Alternativen auch nicht ohne Risiko
In den vergangenen Jahren führte die Suche nach alternativen Medikamenten zu Erfolgen. "Das sind Medikamente, die selektiv die Blutgerinnungsfaktoren Thrombin und Xa hemmen", so Professor Isermann. Patienten schätzen diese Medikamente (z. B. Pradaxa®, Eliquis® und Xarelto®), weil sie sich weniger Gedanken über Wechselwirkungen mit Nahrungsmitteln und Medikamenten machen müssen. Außerdem sind nicht mehr alle zwei bis vier Wochen Kontrollen des INR-Wertes notwendig. Aus klinischen Studien gibt es Hinweise auf ein vermindertes Hirnblutungsrisiko unter den neuen Gerinnungshemmern, so Prof. Braun-Dullaeus. Außerdem von Vorteil ist, dass sie in kürzerer Zeit (etwa 24 Stunden) vor einem chirurgischen Eingriff umgestellt werden können.

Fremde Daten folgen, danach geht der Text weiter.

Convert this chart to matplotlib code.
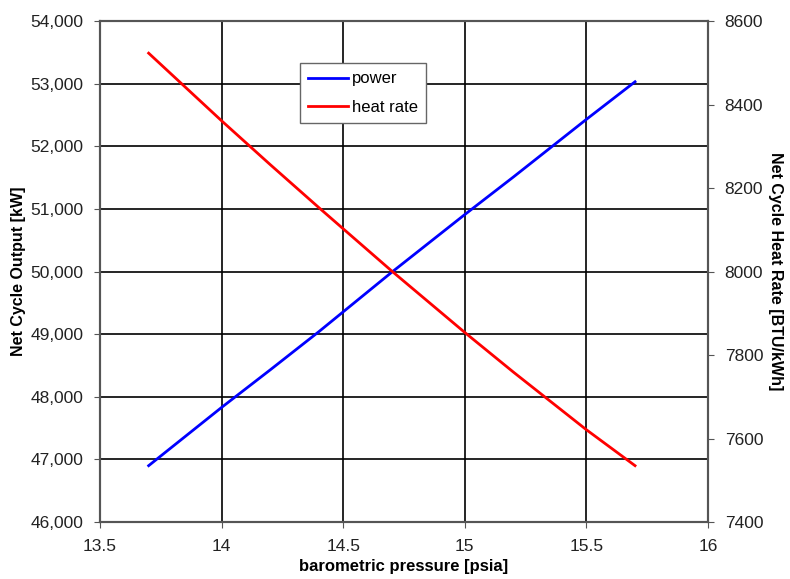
import matplotlib
matplotlib.use('Agg')
import matplotlib.pyplot as plt
from matplotlib.ticker import FuncFormatter

plt.rcParams['font.family'] = ['Liberation Sans', 'DejaVu Sans']

pressure = [13.7, 14.0, 14.2, 14.4, 14.7, 15.0, 15.2, 15.5, 15.7]
power = [46900, 47830, 48430, 49040, 49990, 50910, 51510, 52430, 53030]
heat_rate = [8523, 8361, 8256, 8153, 8001, 7854, 7759, 7621, 7535]

x_ticks = [13.5, 14, 14.5, 15, 15.5, 16]
x_labels = ['13.5', '14', '14.5', '15', '15.5', '16']

fig = plt.figure(figsize=(7.9, 5.79), dpi=100)
ax = fig.add_axes([0.1266, 0.0984, 0.7696, 0.8653])
ax2 = ax.twinx()

l1, = ax.plot(pressure, power, color='#0000ff', lw=2, label='power')
l2, = ax2.plot(pressure, heat_rate, color='#ff0000', lw=2, label='heat rate')

ax.set_xlim(13.5, 16)
ax.set_ylim(46000, 54000)
ax2.set_ylim(7400, 8600)
ax.set_xticks(x_ticks)
ax.set_xticklabels(x_labels)
ax.set_yticks(range(46000, 54001, 1000))
ax.yaxis.set_major_formatter(FuncFormatter(lambda v, p: f'{int(v):,}'))
ax2.set_yticks(range(7400, 8601, 200))

ax.grid(True, color='black', lw=1.2)
ax.set_axisbelow(True)
for a in (ax, ax2):
    for s in a.spines.values():
        s.set_color('#555555')
        s.set_linewidth(1.5)
    a.tick_params(labelsize=12.5, length=4, pad=8, color='#555555', colors='#222222')

ax.set_xlabel('barometric pressure [psia]', fontsize=12, fontweight='bold', labelpad=4)
ax.set_ylabel('Net Cycle Output [kW]', fontsize=11.5, fontweight='bold', labelpad=3)
ax2.set_ylabel('Net Cycle Heat Rate [BTU/kWh]', fontsize=11.5, fontweight='bold',
               rotation=270, labelpad=14)

leg = ax2.legend(handles=[l1, l2], loc='upper left', bbox_to_anchor=(0.329, 0.916),
                 fontsize=12, frameon=True, fancybox=False, framealpha=1,
                 edgecolor='#666666', handlelength=2.4, handletextpad=0.2,
                 borderaxespad=0, borderpad=0.5, labelspacing=0.8)
leg.get_frame().set_linewidth(1)

fig.savefig('out.png', dpi=100)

Trotz dieser Vorteile raten die Mediziner zu einem sorgsamen Umgang mit den neuen Gerinnungshemmern. Nicht für jeden sind sie geeignet: Gegenanzeigen sind beispielsweise schlechte Nieren- und Leberwerte. Zudem gibt es Wechselwirkungen mit anderen Medikamenten, die beispielsweise zur Behandlung von Depressionen, bakteriellen Infektionen und Pilzerkrankungen eingesetzt werden. "Vorsicht ist auch bei scheinbar harmlosen pflanzlichen Mitteln wie Johanniskraut angebracht", so Professor Isermann. Diese können die Wirksamkeit der Gerinnungshemmung herabsetzen, ohne dass der Patient es bemerkt. Zudem sind die Gerinnungshemmer nicht für Träger mechanischer Herzklappen zugelassen.

Es ist auch zu bedenken, dass es im Fall von Vorhofflimmern und Problemen mit Falithrom eine weitere Alternative gibt: einen minimal-invasiven Herzkatheter-Eingriff am linken Herzvorhof. Mediziner empfehlen die neuen Gerinnungshemmer in erster Linie Patienten, bei denen die Behandlung mit Falithrom Probleme bereitet. Wenngleich nicht vorgeschrieben, sollten auch sie einen Notfallpass stets bei sich tragen, der Auskunft über die eingenommenen Medikamente gibt.